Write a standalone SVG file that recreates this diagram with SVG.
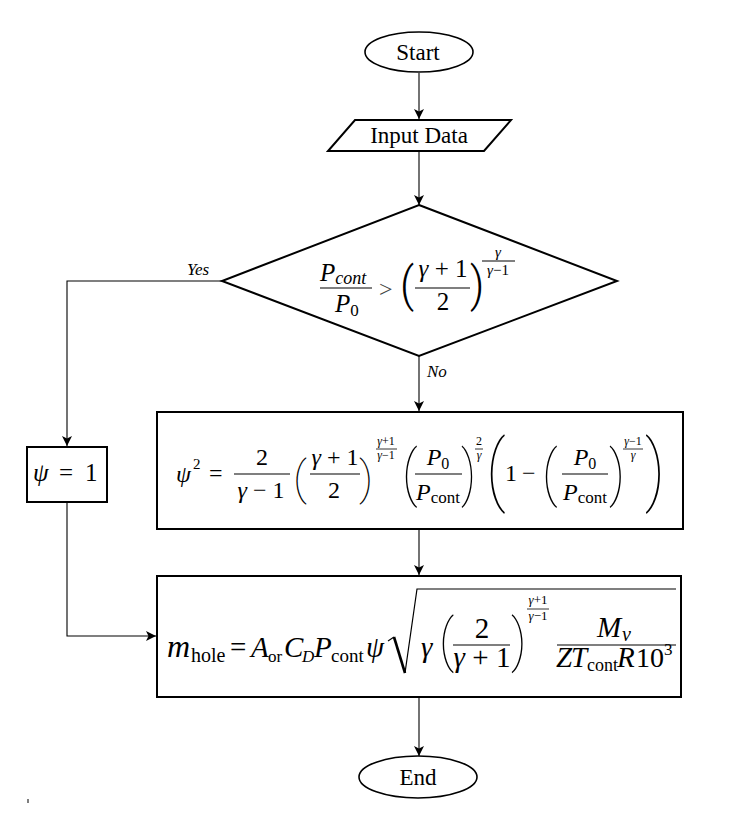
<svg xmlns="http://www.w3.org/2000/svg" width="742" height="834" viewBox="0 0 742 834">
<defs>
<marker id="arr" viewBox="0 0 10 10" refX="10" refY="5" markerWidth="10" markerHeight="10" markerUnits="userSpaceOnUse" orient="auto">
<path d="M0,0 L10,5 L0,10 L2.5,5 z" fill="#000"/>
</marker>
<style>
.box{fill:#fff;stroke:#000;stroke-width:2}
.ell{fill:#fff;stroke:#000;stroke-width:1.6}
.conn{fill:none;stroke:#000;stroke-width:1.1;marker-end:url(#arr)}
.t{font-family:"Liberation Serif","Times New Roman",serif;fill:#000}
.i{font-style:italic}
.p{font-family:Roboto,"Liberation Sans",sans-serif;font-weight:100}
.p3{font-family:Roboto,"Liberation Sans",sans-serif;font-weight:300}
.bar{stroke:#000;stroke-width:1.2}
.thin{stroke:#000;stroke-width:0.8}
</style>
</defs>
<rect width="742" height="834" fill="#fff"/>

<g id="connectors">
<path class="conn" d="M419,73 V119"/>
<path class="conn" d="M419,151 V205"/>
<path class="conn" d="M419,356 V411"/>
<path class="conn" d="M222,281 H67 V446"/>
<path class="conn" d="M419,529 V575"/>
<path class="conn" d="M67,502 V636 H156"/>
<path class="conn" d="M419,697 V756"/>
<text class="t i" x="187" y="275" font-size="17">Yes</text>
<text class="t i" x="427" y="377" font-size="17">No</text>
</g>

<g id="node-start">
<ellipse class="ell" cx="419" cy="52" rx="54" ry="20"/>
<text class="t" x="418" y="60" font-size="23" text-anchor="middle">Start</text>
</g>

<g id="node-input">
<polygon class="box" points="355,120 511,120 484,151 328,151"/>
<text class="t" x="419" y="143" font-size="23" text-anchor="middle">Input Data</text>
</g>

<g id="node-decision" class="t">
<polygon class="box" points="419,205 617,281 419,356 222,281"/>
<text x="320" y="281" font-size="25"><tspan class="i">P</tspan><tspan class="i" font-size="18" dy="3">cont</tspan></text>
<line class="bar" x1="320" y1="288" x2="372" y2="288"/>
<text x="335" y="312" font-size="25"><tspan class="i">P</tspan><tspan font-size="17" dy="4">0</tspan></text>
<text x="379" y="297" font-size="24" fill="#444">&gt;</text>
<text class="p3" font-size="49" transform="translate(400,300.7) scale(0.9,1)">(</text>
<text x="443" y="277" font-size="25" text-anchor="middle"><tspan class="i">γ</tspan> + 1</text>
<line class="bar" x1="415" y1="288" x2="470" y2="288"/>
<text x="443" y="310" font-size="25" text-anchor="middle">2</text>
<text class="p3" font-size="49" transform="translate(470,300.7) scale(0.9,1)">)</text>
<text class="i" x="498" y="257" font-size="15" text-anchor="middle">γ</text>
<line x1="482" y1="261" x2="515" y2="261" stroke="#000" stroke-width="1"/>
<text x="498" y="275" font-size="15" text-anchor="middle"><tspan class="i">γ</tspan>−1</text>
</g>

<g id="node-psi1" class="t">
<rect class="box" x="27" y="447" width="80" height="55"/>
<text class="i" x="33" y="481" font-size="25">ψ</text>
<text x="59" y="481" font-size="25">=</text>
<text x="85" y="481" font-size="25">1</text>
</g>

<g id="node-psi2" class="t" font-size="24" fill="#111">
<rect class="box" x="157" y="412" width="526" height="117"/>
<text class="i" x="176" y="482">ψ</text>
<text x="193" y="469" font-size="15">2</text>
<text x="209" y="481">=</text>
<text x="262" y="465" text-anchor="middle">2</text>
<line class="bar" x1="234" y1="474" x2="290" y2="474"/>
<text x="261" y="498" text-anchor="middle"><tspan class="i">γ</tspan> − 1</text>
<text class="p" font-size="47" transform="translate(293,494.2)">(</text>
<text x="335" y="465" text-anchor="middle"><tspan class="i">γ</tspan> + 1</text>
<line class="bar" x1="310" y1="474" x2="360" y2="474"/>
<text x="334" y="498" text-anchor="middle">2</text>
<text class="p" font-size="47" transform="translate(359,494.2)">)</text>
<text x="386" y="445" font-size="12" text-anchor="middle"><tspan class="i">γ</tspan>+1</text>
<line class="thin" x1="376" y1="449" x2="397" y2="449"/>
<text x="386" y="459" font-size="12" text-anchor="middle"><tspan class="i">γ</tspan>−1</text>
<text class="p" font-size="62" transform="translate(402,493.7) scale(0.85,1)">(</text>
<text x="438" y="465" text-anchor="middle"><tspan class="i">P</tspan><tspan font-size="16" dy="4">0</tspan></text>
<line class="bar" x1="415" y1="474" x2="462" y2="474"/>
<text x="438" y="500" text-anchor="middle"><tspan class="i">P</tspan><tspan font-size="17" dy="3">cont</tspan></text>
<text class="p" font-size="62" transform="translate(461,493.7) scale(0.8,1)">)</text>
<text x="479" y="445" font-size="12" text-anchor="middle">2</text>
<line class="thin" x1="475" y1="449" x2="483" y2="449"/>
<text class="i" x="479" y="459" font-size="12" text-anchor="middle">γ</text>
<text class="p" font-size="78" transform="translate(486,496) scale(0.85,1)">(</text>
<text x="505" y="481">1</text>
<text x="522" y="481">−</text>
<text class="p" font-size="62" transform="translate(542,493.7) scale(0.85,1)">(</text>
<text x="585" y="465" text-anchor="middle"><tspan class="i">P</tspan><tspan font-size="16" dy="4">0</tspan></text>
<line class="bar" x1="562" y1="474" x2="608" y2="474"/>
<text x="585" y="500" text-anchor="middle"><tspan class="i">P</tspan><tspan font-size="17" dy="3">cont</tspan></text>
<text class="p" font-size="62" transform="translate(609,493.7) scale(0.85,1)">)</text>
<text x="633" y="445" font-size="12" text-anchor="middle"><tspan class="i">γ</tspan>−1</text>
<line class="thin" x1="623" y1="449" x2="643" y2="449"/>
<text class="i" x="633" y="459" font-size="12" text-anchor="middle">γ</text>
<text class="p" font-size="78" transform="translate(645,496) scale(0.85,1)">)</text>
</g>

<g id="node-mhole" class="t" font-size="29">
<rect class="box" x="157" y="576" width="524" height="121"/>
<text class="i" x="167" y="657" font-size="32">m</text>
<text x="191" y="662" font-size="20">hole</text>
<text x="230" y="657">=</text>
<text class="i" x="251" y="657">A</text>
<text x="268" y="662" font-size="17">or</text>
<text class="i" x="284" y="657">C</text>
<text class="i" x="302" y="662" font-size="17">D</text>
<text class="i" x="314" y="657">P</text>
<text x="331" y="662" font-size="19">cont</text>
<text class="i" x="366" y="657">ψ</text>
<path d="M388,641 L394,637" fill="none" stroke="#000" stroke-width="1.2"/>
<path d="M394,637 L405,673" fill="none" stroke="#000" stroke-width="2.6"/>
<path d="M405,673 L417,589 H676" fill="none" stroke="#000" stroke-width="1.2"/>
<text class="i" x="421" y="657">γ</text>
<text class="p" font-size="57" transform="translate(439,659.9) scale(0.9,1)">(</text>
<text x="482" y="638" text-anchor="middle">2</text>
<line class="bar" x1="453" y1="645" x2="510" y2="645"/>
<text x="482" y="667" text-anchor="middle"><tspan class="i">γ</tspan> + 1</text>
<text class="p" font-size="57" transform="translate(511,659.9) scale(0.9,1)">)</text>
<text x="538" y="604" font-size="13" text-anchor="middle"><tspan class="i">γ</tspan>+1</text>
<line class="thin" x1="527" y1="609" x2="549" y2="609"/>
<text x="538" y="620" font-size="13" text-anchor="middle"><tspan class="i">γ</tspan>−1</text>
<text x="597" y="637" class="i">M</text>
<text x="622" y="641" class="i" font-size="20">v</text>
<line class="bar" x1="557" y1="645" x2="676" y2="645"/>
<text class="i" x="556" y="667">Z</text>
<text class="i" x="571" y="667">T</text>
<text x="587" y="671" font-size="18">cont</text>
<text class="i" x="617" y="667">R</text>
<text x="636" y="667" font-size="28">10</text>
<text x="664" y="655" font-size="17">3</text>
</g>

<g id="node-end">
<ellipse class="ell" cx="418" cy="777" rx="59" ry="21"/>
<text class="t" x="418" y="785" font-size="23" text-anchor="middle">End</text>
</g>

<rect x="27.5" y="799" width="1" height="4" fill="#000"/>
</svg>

---

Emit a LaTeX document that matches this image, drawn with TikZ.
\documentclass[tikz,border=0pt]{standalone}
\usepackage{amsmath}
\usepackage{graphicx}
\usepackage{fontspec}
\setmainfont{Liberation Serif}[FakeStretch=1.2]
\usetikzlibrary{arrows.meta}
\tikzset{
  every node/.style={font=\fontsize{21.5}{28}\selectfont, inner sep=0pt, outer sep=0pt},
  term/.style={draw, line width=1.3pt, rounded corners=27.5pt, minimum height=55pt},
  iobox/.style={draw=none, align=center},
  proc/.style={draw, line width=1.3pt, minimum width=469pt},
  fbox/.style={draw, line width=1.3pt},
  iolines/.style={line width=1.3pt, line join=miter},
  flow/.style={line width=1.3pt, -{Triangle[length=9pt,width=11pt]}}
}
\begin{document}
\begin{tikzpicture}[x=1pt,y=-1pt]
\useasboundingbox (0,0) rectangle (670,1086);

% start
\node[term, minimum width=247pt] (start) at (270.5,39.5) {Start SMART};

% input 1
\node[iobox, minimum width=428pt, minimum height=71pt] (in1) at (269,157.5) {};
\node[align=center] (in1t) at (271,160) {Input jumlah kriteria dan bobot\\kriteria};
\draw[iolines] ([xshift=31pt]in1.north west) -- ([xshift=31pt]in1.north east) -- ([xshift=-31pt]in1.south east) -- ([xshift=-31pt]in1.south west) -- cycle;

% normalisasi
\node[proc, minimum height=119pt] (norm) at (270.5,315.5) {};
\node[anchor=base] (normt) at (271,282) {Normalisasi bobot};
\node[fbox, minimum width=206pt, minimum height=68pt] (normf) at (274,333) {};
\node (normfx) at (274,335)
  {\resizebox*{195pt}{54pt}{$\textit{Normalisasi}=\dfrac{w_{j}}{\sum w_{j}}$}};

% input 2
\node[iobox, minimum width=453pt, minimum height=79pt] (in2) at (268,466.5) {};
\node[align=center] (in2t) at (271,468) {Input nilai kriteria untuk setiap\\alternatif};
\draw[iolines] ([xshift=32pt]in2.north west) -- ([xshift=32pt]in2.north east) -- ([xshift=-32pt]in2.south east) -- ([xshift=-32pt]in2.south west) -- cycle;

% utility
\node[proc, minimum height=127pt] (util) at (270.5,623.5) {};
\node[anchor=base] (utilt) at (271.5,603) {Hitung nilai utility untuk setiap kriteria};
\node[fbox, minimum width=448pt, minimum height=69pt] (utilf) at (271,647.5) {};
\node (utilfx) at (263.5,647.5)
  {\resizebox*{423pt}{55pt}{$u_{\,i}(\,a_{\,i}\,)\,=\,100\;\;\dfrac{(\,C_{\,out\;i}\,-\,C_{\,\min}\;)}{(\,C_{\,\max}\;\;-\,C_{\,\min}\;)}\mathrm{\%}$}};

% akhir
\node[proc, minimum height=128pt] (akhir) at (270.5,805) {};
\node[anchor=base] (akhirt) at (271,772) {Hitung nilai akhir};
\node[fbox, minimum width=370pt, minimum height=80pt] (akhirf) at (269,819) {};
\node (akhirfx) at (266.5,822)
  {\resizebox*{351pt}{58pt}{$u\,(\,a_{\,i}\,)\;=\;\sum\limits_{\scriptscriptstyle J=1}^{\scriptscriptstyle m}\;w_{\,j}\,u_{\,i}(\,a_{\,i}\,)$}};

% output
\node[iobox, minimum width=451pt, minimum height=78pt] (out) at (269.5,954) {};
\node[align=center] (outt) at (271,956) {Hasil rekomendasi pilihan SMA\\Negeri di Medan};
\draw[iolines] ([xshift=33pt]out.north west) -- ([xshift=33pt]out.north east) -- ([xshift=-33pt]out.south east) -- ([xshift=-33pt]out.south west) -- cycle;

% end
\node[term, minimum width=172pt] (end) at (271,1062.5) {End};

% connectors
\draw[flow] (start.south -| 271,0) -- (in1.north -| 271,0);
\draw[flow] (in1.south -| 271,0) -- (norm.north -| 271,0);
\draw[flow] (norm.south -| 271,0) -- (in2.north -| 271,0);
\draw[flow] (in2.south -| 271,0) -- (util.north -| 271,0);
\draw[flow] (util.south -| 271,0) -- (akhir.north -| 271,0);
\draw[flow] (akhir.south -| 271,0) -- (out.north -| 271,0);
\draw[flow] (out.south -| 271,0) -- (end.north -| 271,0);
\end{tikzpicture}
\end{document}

| WHAT YOU NEED TO DO |
Determine how many lines include the string "this". Give no answer but the number.

| WORKED SOLUTION |
2